Last night, I was part of something very special. The folks at ‘Ulalena hosted what ended up being the largest tweetup in Maui history in honor of Eat Local Hawaii week, co-hosted by Edible Hawaiian Islands and Aloha Mixed Plate. In exchange for bringing a locally sourced pupu (appetizer), we were treated to a free performance of a this amazing show.
‘Ulalena is a gorgeous and unique blending of people, nature, culture and mythology, set to music and dance in a multi-million dollar venue custom built for its presentation, featuring some of Hawaii’s most distinguished musicians and performers, combining live Hawaiian music with 8-channel surround sound. The state of the art, computerized stage was built in Montreal and then transported and assembled in Lahaina piece by piece. Whether you’re a local or a visitor to Maui, this is a must-see experience.
Knowing that photography of any kind is prohibited in this venue, I asked for permission ahead of time and was privileged to be given a special okay by virtue of my being there in a professional capacity to promote the show, as long as I didn’t use a flash and I promised to share the photos with the cast and crew.I’ve always wondered why people would bother with a flash in these settings. Besides the issue of safety for the performers, the truth is, there’s no reason to use a flash in an environment like this, and it would be ineffective anyway.
A flash unit (or speedlight) has an effective range of about 6-8 feet, so unless you’re right at the edge of the stage, it’s useless. And even if you are, it probably won’t illuminate the performers positioned upstage. Also, a lot of thought and planning went into the lighting for a show like this, so you’d not only be altering the spirit of the show with lighting of your own, you’d be missing out on an opportunity to harness the gorgeous scenes the show’s producers went to such lengths to provide for your enjoyment.

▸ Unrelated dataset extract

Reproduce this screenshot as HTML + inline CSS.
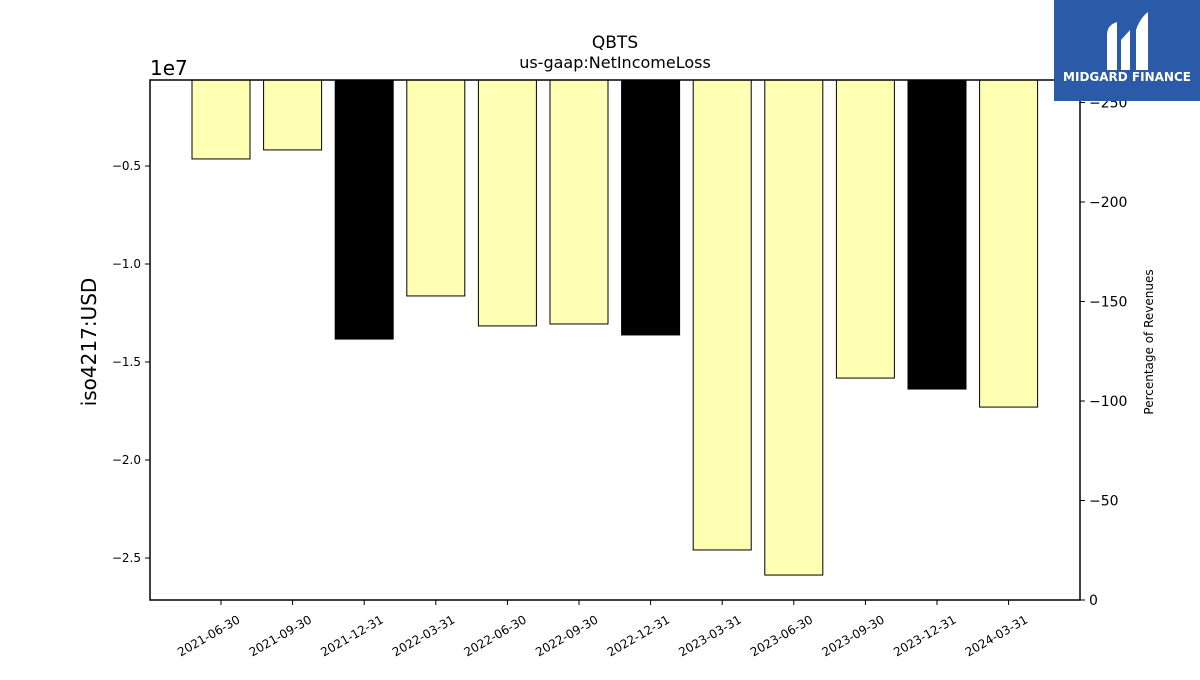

Here are a few tips for shooting a theater production from your seat:
Ask for permission ahead of time. For reasons ranging from the safety of the performers to copyright of the material, photography is usually prohibited in professional theater productions. Be respectful and ask for permission ahead of time, and make sure all the ushers know you have permission. Enough said.Use fast lenses. You need to be able to shoot with a wide aperture to capture as much light as possible. For this shoot, I used an 18-50mm f/2.8 and an 85mm f/1.8. Practice changing lenses in the dark. You’ll thank yourself for putting in the effort, and everybody around you, especially the performers, will thank you for not making noise by dropping lens caps and such.
Use a high ISO setting. In order to achieve an acceptable shutter speed and gain some decent depth of field with your aperture, you’ll need to increase your ISO. I set mine to 1600 for this shoot. The unavoidable trade-off is higher noise, but the recent generation of DSLR’s do much better in that department, and the latest iterations of post-processing software, such as Adobe Lightroom, can do some amazing things too.Be mindful of your depth of field. Focus is critical in a situation like this. You’ll be shooting fairly open most of the time. Chances are, unless the lighting is bright, you won’t be able stop down the aperture enough to get everything in focus, so choose your subjects thoughtfully. I’m usually in manual mode in these situations, so I have full control at all times.
Dont shoot during quiet moments if at all possible. No matter how quiet your shutter is, it’s not silent. Try to time your clicks with something else that’s happening, such as drum beats or other loud stage noises. Above all, don’t be disruptive.